The Town Council has created thematic itineraries to help you explore the Old Town, including a sculpture route, a mural route, and a poetry route. For museums, go to the Casa de Cultura. Or visit MAD (Museo de Arte de la Diputación de Estepona) by the Plaza de las Flores. The town’s iconic bullring also lies nearby. There, you can see the Ethnographic Museum, Paleontological Museum, Museum of Image and Sound, and Bullfighting Museum.

What are the beaches like in Estepona Old Town?

Estepona has 17 beaches, stretching along a 21-kilometre coastline. Playa de la Rada borders the Old Town. It is the town’s biggest and most popular beach. It’s fine sand and clean, protected waters stretch for more than 2.6 kilometres. During the summer, beach bars sprout up on the sand, offering sun loungers, drinks, food, and concerts. This makes it popular with families. Still, it retains all the charm of the Costa del Sol from days gone by. Read more in our Estepona Beach Guide.

Is Estepona Old Town a good place to buy property?

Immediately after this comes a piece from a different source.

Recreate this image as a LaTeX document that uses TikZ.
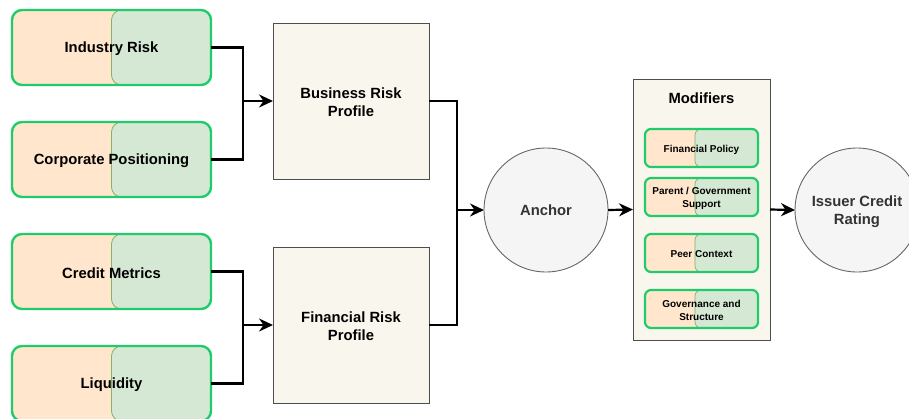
\documentclass[tikz,border=0pt]{standalone}
\usepackage{fontspec}
\setmainfont{Liberation Sans}
\usetikzlibrary{arrows.meta}

\definecolor{peach}{HTML}{FFE6CC}
\definecolor{sage}{HTML}{D5E8D4}
\definecolor{sageline}{HTML}{82B366}
\definecolor{brightgreen}{HTML}{1FCB6A}
\definecolor{paper}{HTML}{F9F7ED}
\definecolor{paperline}{HTML}{4D4D4D}
\definecolor{disc}{HTML}{F5F5F5}
\definecolor{discline}{HTML}{666666}
\definecolor{inkgray}{HTML}{333333}

\tikzset{
  bigtext/.style={font=\fontsize{14.8}{18}\selectfont\bfseries},
  smalltext/.style={font=\fontsize{10}{12.6}\selectfont\bfseries},
  % box captions sit slightly below the geometric centre
  bigcap/.style={label={[bigtext, align=center, inner sep=0pt, yshift=-1.5pt]center:{#1}}},
  smallcap/.style={label={[smalltext, align=center, inner sep=0pt, yshift=-1.5pt]center:{#1}}},
  graycap/.style={label={[bigtext, text=inkgray, align=center, inner sep=0pt, yshift=-1.5pt]center:{#1}}},
  splitbase/.style={draw=brightgreen, line width=2.4pt, fill=peach,
    inner sep=0pt, outer sep=0pt},
  factorbox/.style={splitbase, rounded corners=10pt,
    minimum width=199pt, minimum height=75pt,
    path picture={\draw[line width=0.8pt, draw=sageline, fill=sage, rounded corners=10pt]
      (path picture bounding box.north) rectangle
      ([xshift=20pt]path picture bounding box.south east);}},
  modbox/.style={splitbase, rounded corners=6pt, line width=2.2pt,
    minimum width=113pt, minimum height=38pt,
    path picture={\draw[line width=0.7pt, draw=sageline, fill=sage, rounded corners=6pt]
      ([xshift=-6.5pt]path picture bounding box.north) rectangle
      ([xshift=20pt]path picture bounding box.south east);}},
  profile/.style={draw=paperline, line width=0.9pt, fill=paper,
    inner sep=0pt, outer sep=0pt, minimum width=156pt, minimum height=156pt},
  roundnode/.style={circle, draw=discline, line width=0.9pt, fill=disc,
    text=inkgray, bigtext, align=center, inner sep=0pt, outer sep=0pt,
    minimum size=124pt},
  link/.style={line width=2.2pt, black},
  flow/.style={link, -{Stealth[length=14pt, width=13pt]}},
}

\begin{document}
\begin{tikzpicture}[x=1pt, y=-1pt]
\useasboundingbox (0,0) rectangle (909,418);
\fill[white] (0,0) rectangle (909,418);

% input factors
\node[factorbox, bigcap={Industry Risk}]         (ir)  at (111.5,47.5)  {};
\node[factorbox, bigcap={Corporate Positioning}] (cp)  at (111.5,159.5) {};
\node[factorbox, bigcap={Credit Metrics}]        (cm)  at (111.5,271.5) {};
\node[factorbox, bigcap={Liquidity}]             (liq) at (111.5,383.5) {};

% risk profiles
\node[profile, bigcap={Business Risk\\Profile}]  (brp) at (351,101) {};
\node[profile, bigcap={Financial Risk\\Profile}] (frp) at (351,325) {};

% anchor
\node[roundnode] (anc) at (546,210) {Anchor};

% modifiers panel
\node[draw=paperline, line width=0.9pt, fill=paper, inner sep=0pt, outer sep=0pt,
      minimum width=137pt, minimum height=261pt] (mods) at (701.5,209.5) {};
\node[bigtext] (modtitle) at (701.5,98) {Modifiers};
\node[modbox, smallcap={Financial Policy}]              (fp) at (701.5,148) {};
\node[modbox, smallcap={Parent / Government\\Support}]  (pg) at (701.5,197) {};
\node[modbox, smallcap={Peer Context}]                  (pc) at (701.5,253) {};
\node[modbox, smallcap={Governance and\\Structure}]     (gs) at (701.5,309) {};

% final rating
\node[roundnode, graycap={Issuer Credit\\Rating}] (icr) at (857,210) {};

% connectors
\coordinate (j1) at (243,101);
\coordinate (j2) at (243,325);
\coordinate (j3) at (457,210);

\draw[link] (ir.east) -| (j1);
\draw[link] (cp.east) -| (j1);
\draw[flow] (j1) -- (brp.west);

\draw[link] (cm.east) -| (j2);
\draw[link] (liq.east) -| (j2);
\draw[flow] (j2) -- (frp.west);

\draw[link] (brp.east) -| (j3);
\draw[link] (frp.east) -| (j3);
\draw[flow] (j3) -- (anc.west);

\draw[flow] (anc.east) -- (mods.west);
\draw[flow] (mods.east) -- (icr.west);
\end{tikzpicture}
\end{document}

Not surprisingly, buying a property in Estepona Old Town is increasingly in vogue. Where else would you find such a fantastic variety of homes? There are not many apartments in the old town, the main property type being traditional village houses or casa matas. These range in size from 2 bedroom properties with a small patio or roof terrace to larger properties with 4 or more bedrooms, large pations with sometimes a pool or gardens and an abundance of terraces. What lies behind a simple facade and door is often surprising.

What’s more, the Old Town has become a hub of vibrant lifestyles ideal for the perennially young. It’s perfect for those who like having everything on their doorstep. The Old Town is ideal for anyone who simply wishes to escape car culture and wander carefree down picturesque streets. Be at ease in the privacy of an Old Town property, tucked away on a cobblestone street insulated from the lively centre. Real estate prices in Estepona consistently outpace the rest of Spain. Its proximity to pricy Marbella, where the rich and famous  take their vacations, certainly helps. Land and property taxes are cheaper here than in Marbella, too.

We have been in business in Estepona Old Town since 2003 and have probably sold more properties than anyone else in the Old Town, we are therefore ideally placed to offer professional and honest advice to buyers and sellers alike.


Is Estepona Old Town expensive?

The cost of living in southern Spain remains low compared to elsewhere in Europe and the US. However, the standard of living remains on par with its neighbours to the north and east, with the added bonus of year-round sunshine. The website reports that the average cost of living per person in Estepona as 25% cheaper than Madrid, 30%  cheaper than Rome, 49% cheaper than Paris and a whopping 61% cheaper than London. It is even 25% cheaper than its more expensive neighbour Marbella. Estepona is a bargain wrapped up in a luxury package.

Is Estepona Old Town safe?

Crime rates in Estepona are very low. The town is closely watched, and many properties offer state-of-the art security. people feel safe walking the streets in the daytime or at  night. Estepona Old Town is a verty safe place to reside.

Is Estepona Old Town a good place to retire?

Estepona offers the best of Costa del Sol living. One is never far from every kind of leisure. Choose your bliss: It could be golfing, mountain trekking, beachcombing, or snorkelling.  kicking back with a good book on the beach. Or laughing with friends at a seaside wine bar or world- class restaurant. What better place to start your new life. Estepona is closely connected to Spain, Europe and the world by road, rail, and air. Affordable trains and buses can take you to nearly every town and city in Spain. Estepona offers reliable access to EU-level medical care. Get immediate attention both in town, and in neighbouring places like Marbella and Málaga. Pharmacies provide late hours and service in English. Estepona enjoys excellent air quality in addition to fine views. It ranks at the top of air quality indexes for Spain.